Clear Channel Radio, the General Motors of the radio station business, axed more employees today. As Jerry Del Colliano, the Jeremiah of radio, pointed out this week, CC is beating the drum for what they say is their “local” campaign, while chopping local station staffs and increasing the delivery of networked radio shows from out of town. Radio was constructed to be a hometown electronic medium. Radio station people have been running as hard as they can from that model for decades — it isn’t all the fault of CC and the other consolidators — standardizing programming through imitation. Radio people love to talk about being local, but they really always preferred to simplify the lives of their sales departments. Ratings technology required standardization. One piece of news caught my eye today — the CEO of a medium-sized station owner, New Northwest Broadcasters, announced he was leaving his job today, taking the company’s Billings, Montana, stations with him. This could be a signal that the company has a plan to sell off all their stations. They named their CFO — that’s the company numbers freak — to lead the company. You don’t put the head accountant in charge if you’re planning to run your stations creatively. I take this as a hopeful sign, that the radio speculators are getting ready to cut their losses and liquidate. Can’t happen fast enough for me. Maybe there’s a new generation of people who actually love radio who’ll see the opportunity and step up. There’s time to do it; listeners still love and listen to radio, even though the corporate stockbrokers have debased and demoralized the business by treating it like a burger chain rather than a powerful local medium. But now I’m just ranting. Later.
- Preston Trombley. Best Classical Host
I haven’t heard them all, but for me, Preston Trombley is the gold standard of classical radio hosts. Fortunately or unfortunately, depending on your point of view, he’s only heard on SiriusXM satellite radio, on the Concert Hall channel. He’s a composer himself, and he speaks with the voice of a deep familiar. Not only of music, but as a familiar friend to the listener.

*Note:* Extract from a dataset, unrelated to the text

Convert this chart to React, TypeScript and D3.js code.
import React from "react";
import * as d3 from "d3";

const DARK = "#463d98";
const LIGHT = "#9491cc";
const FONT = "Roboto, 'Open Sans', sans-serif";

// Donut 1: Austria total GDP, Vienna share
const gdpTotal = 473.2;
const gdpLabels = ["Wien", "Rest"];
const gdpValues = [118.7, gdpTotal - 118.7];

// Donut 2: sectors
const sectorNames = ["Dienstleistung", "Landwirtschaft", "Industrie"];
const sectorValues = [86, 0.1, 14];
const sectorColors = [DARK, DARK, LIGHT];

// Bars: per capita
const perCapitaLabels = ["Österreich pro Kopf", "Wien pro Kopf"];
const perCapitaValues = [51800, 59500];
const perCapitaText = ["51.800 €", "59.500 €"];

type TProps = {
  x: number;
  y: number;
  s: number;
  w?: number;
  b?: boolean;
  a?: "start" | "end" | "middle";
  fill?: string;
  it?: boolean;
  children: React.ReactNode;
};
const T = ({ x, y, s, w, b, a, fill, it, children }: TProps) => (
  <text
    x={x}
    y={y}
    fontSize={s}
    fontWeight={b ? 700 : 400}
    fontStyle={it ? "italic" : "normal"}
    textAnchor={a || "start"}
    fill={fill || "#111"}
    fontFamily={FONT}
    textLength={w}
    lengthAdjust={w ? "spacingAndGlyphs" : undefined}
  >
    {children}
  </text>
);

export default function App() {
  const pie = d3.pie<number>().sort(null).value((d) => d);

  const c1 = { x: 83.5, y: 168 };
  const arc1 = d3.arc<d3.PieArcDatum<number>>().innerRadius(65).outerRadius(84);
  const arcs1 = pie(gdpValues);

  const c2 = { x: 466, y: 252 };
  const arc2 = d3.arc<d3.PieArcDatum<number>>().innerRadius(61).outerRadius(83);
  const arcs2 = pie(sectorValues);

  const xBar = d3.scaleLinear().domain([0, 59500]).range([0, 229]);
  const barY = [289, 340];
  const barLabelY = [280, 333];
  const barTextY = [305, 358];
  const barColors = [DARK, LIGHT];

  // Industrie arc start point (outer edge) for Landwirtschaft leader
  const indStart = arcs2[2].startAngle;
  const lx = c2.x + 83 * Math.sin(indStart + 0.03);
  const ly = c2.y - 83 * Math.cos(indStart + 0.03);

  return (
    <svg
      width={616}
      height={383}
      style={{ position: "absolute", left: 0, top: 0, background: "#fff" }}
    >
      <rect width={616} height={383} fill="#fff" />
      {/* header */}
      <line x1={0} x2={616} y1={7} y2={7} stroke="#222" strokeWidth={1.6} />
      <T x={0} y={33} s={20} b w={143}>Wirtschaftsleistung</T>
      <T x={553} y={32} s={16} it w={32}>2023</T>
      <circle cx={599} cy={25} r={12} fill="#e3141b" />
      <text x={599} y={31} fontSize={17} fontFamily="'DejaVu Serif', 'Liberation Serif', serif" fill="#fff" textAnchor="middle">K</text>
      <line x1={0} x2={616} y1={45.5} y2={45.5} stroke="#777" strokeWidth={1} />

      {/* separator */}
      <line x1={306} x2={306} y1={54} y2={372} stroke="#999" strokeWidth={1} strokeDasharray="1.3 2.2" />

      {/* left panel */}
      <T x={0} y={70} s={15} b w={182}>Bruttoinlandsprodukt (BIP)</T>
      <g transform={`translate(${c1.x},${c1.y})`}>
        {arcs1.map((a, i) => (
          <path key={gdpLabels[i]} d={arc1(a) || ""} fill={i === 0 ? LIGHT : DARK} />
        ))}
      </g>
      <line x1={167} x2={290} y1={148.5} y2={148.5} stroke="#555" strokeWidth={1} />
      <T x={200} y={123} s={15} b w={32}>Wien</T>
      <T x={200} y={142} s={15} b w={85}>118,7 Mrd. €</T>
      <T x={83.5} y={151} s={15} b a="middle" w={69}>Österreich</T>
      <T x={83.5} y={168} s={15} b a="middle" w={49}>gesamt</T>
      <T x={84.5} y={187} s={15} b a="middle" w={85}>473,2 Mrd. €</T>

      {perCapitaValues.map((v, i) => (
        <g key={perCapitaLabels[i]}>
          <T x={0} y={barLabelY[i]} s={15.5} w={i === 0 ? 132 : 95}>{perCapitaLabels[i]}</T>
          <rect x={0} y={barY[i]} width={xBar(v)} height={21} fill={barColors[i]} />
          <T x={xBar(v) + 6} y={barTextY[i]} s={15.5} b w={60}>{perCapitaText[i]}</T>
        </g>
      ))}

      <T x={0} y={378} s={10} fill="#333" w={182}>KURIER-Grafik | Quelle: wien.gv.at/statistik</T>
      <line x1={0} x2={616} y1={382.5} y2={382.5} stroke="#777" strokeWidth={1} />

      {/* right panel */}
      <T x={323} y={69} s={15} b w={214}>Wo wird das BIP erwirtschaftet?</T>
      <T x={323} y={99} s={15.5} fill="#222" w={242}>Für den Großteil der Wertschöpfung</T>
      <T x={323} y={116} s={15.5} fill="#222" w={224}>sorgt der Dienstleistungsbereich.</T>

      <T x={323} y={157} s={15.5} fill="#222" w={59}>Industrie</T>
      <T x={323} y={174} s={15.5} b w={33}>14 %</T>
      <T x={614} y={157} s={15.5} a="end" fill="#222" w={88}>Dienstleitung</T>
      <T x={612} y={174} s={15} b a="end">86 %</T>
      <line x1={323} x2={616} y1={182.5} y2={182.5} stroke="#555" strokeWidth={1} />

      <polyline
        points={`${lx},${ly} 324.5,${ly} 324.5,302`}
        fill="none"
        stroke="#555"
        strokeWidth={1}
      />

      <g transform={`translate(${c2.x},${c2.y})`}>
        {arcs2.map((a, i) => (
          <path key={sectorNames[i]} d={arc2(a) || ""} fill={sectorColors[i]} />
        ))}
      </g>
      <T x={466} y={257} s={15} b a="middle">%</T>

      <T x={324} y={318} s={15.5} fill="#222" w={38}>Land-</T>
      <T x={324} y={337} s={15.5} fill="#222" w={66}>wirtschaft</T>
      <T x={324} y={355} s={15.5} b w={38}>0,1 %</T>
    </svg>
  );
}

You don’t have to sound haughty to be taken seriously on classical radio. SiriusXM has a couple of voices who do. Preston is casual, friendly, witty, fun to be around. He makes me glad to be paying to hear him.

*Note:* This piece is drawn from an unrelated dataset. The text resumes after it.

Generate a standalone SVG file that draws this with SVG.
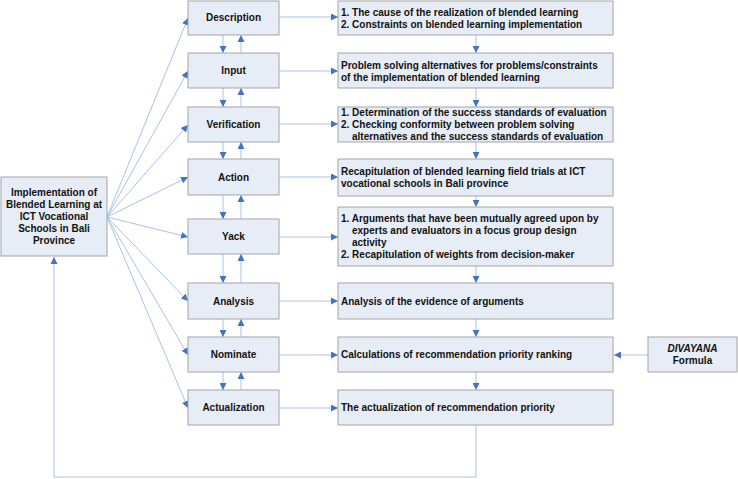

- On the Road with SiriusXM, and Fear
Only a few years ago, the radio business quaked in fear of satellite radio. It wasn’t quaking, exactly, about Internet radio. It was too business shivering in the IPod cold. Of course, American radio had already frozen out the (new) music business, hurting itself much more than the ‘Pod ever could, but that’s another story. Radio should have seen that satellite was going to be a no-commercials version of its own flawed self, and would have its own problems getting even hardcore (Stern) radio fans to pay for the same-old. Now that accelerated Armageddon has arrived, Sirius-plus-XM has bigger problems than the two of them alone had, which was not the way the merger was supposed to work, and the media-blackbirds are starting to circle the satellite, which is a good trick. Read what Business Week says, here.
- My trip to San Diego
Mostly, I’ve been listening to Sirius XM as we drove down the coast from Seattle to San Diego. Not that satellite radio is so much better than broadcast. I just like to be able to count on having my classical, jazz, and BBC World Service and NPR channels everywhere. As you can see, I don’t follow pop music anymore, haven’t for years. I must say, when I’ve tuned FM radio — for a while in SF, LA, and SD — I’ve been impressed with the technical quality of the sound. I’ve heard nothing fresh in production or personality. Today, we took a drive around SD, and I switched to FM and surfed, looking for something listenable. I settled on a light jazz mix — not “smooth jazz”; this was actual songs played by artists who were actually improvising, not playing SJ’s basic licks on alto sax against electronic piano and synth. The music stopped, and I was hearing a laid-back jock speaking Spanish. A Tijuana jazz station. Which also played Arabic pop, later. And John Mayer. At least it was a fresh mix.
- THINKING AHEAD
This is what radio’s supposed to be good at. However, we must be realistic. American broadcast radio stations — the AM-FM steel tower kind — have been facing forward, but looking into a rear-view mirror, since the 1970s. Every programming decision has had to be “researched” — run through a focus group, or based only on what’s worked before. People can only report on what they’re familiar with, so when new formats can only be based on familiar elements, you’ll never adopt a “new” idea. Yes, you can be creative with existing elements. But renaming the same old stuff doesn’t produce anything fresh. So, now, in all businesses and many other pursuits, nothing is working anymore. Out of all this destruction, opportunities will arise. Broadcast AM-FM radio is not dead. Amazingly, in spite of IPods, Internet radio, and everything else, American radio is only bleeding badly. Most of the damage of the past ten years has been done by financiers and consolidators. They’ve had to destroy the stations to try to pay for what they bought. Now, maybe soon, they’ll have to sell stations. So far, they’re just trading them among themselves. Soon, maybe, when station prices fall far enough, I hope, real radio people will gather enough financing to buy stations and run them, rather than just cut them, hold them, and wait for a buyer with more money and desire to come along and give you your capital gain. Time’s running out for the arbitrageurs. Soon, maybe, radio will have a future again.
- STATE OF RADIO
I’m writing a novel about a radio guy, and radio guys are living in a novel. About now, they’re living the part where the whole world is falling apart. What should happen next is, the hero defeats the villain and the clouds start to roll away. Sorry, in this novel, no guarantee is offered that a happy ending will follow. However, this is the year of the Great Collapse. Maybe the new financial world will produce a great de-consolidation for America’s radio stations. It’s still a good business, ruined, for the moment, by the 12-year Hubris Era of Wall Street. I really expect radio to survive and thrive. More to come.